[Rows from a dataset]
·····

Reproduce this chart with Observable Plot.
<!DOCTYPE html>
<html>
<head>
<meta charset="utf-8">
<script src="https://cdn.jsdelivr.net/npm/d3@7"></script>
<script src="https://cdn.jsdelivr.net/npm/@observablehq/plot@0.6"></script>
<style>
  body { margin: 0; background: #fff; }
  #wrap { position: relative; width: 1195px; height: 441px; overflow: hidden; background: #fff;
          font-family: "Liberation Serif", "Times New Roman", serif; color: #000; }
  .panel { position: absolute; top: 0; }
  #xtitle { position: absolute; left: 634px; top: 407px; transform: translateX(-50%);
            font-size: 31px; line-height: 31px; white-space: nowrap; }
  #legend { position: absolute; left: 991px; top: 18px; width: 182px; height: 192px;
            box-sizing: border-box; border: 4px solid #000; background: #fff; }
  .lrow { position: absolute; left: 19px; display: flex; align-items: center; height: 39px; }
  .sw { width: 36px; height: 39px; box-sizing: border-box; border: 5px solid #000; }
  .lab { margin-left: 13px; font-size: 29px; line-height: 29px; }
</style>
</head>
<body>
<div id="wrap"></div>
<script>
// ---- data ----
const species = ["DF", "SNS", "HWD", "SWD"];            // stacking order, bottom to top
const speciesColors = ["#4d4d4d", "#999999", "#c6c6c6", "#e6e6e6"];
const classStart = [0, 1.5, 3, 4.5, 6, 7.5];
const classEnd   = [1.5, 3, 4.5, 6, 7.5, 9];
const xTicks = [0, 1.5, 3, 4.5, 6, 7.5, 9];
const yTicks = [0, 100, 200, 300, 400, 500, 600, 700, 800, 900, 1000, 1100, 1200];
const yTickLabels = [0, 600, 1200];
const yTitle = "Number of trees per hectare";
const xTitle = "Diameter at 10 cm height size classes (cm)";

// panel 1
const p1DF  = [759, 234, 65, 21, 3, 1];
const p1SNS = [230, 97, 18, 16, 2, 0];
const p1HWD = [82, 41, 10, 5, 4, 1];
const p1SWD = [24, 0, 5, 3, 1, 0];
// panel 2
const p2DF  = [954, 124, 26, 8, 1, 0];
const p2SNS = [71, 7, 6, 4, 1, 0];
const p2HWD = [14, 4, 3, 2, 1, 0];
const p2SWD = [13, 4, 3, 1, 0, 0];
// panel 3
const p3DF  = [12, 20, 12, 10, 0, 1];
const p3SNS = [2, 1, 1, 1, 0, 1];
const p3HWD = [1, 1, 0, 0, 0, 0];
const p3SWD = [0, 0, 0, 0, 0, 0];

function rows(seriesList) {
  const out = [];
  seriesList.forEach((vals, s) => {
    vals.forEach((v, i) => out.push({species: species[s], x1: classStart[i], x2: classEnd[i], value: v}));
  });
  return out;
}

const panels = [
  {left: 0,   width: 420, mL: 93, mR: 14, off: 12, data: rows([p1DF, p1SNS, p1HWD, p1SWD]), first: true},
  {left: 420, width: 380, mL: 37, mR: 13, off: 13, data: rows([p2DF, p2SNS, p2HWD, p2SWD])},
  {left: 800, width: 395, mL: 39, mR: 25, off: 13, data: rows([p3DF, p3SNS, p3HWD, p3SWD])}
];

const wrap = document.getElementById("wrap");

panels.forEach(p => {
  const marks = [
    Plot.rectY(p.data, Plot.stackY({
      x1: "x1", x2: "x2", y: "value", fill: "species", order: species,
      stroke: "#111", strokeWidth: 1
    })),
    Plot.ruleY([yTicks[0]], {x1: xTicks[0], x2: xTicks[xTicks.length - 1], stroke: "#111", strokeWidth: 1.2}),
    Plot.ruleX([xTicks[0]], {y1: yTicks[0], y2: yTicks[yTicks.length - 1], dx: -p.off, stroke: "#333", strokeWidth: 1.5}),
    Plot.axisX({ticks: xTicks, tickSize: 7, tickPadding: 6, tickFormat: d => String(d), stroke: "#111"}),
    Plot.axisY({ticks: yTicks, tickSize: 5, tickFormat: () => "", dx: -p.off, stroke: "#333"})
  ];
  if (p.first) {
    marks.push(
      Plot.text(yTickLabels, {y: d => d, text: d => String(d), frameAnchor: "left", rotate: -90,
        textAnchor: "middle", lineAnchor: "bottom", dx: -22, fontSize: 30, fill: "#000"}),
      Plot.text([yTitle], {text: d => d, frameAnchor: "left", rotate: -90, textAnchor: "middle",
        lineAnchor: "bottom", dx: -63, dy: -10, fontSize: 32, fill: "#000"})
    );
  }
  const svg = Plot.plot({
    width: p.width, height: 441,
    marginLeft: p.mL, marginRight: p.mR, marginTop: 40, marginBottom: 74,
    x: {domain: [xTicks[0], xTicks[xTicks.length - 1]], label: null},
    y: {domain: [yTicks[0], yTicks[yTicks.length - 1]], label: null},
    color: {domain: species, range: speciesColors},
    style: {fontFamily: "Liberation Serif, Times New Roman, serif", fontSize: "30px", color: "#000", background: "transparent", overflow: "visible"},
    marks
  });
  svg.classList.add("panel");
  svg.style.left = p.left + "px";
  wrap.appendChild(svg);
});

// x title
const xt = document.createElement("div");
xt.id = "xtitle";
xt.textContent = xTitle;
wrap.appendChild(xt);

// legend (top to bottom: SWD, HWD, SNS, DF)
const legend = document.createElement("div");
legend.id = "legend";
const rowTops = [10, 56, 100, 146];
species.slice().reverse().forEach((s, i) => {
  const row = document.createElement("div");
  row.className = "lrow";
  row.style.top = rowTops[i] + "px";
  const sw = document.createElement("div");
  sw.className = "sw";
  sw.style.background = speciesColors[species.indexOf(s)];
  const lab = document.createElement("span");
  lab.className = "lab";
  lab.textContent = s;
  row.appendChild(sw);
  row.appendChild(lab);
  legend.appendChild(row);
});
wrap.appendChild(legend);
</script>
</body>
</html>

·····

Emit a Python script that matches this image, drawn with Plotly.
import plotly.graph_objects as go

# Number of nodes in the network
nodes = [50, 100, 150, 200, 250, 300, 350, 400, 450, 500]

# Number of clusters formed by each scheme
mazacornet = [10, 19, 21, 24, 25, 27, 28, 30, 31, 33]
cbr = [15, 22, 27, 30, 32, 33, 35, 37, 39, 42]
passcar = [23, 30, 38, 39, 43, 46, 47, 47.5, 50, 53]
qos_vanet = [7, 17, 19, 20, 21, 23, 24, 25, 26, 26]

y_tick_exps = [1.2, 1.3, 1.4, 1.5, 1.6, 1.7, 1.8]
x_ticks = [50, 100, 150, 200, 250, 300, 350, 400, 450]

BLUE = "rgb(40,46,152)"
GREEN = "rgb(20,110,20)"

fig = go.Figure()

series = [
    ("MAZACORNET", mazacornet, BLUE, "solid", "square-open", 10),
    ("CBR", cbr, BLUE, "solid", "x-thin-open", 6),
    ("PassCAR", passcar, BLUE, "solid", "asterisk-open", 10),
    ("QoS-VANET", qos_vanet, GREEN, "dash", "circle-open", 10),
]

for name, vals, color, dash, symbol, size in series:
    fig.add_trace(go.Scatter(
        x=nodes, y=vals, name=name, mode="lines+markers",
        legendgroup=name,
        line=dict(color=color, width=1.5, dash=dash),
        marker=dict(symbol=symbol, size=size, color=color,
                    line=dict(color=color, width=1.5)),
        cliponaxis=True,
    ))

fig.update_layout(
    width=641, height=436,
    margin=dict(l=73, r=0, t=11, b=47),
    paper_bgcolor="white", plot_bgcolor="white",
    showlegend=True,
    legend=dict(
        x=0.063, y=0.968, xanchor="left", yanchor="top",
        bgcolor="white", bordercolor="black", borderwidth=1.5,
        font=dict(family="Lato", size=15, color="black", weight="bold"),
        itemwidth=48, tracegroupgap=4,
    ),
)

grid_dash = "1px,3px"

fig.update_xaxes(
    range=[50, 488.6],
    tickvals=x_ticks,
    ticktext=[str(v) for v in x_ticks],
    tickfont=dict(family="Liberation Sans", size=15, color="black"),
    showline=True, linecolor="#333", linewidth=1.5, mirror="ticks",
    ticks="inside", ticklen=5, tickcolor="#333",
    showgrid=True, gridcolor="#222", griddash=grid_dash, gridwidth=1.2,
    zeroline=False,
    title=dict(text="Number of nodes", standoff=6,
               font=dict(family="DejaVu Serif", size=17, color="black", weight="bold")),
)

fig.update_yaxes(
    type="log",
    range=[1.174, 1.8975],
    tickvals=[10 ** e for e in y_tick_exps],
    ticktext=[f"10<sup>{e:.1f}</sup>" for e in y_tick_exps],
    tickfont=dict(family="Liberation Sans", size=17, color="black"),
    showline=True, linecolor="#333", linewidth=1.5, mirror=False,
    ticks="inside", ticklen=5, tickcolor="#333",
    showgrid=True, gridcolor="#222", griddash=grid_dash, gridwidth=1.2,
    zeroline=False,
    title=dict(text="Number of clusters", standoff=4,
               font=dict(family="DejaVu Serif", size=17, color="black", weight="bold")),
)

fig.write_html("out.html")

·····

* [WRITTEN REQUEST]
Quote nothing but the lines that run from the line containing "Reproduce this chart with Observable Plot." through the line containing "10 cm height", keeping both of them word for word.

* [WRITTEN RESPONSE]
Reproduce this chart with Observable Plot.
<!DOCTYPE html>
<html>
<head>
<meta charset="utf-8">
<script src="https://cdn.jsdelivr.net/npm/d3@7"></script>
<script src="https://cdn.jsdelivr.net/npm/@observablehq/plot@0.6"></script>
<style>
  body { margin: 0; background: #fff; }
  #wrap { position: relative; width: 1195px; height: 441px; overflow: hidden; background: #fff;
          font-family: "Liberation Serif", "Times New Roman", serif; color: #000; }
  .panel { position: absolute; top: 0; }
  #xtitle { position: absolute; left: 634px; top: 407px; transform: translateX(-50%);
            font-size: 31px; line-height: 31px; white-space: nowrap; }
  #legend { position: absolute; left: 991px; top: 18px; width: 182px; height: 192px;
            box-sizing: border-box; border: 4px solid #000; background: #fff; }
  .lrow { position: absolute; left: 19px; display: flex; align-items: center; height: 39px; }
  .sw { width: 36px; height: 39px; box-sizing: border-box; border: 5px solid #000; }
  .lab { margin-left: 13px; font-size: 29px; line-height: 29px; }
</style>
</head>
<body>
<div id="wrap"></div>
<script>
// ---- data ----
const species = ["DF", "SNS", "HWD", "SWD"];            // stacking order, bottom to top
const speciesColors = ["#4d4d4d", "#999999", "#c6c6c6", "#e6e6e6"];
const classStart = [0, 1.5, 3, 4.5, 6, 7.5];
const classEnd   = [1.5, 3, 4.5, 6, 7.5, 9];
const xTicks = [0, 1.5, 3, 4.5, 6, 7.5, 9];
const yTicks = [0, 100, 200, 300, 400, 500, 600, 700, 800, 900, 1000, 1100, 1200];
const yTickLabels = [0, 600, 1200];
const yTitle = "Number of trees per hectare";
const xTitle = "Diameter at 10 cm height size classes (cm)";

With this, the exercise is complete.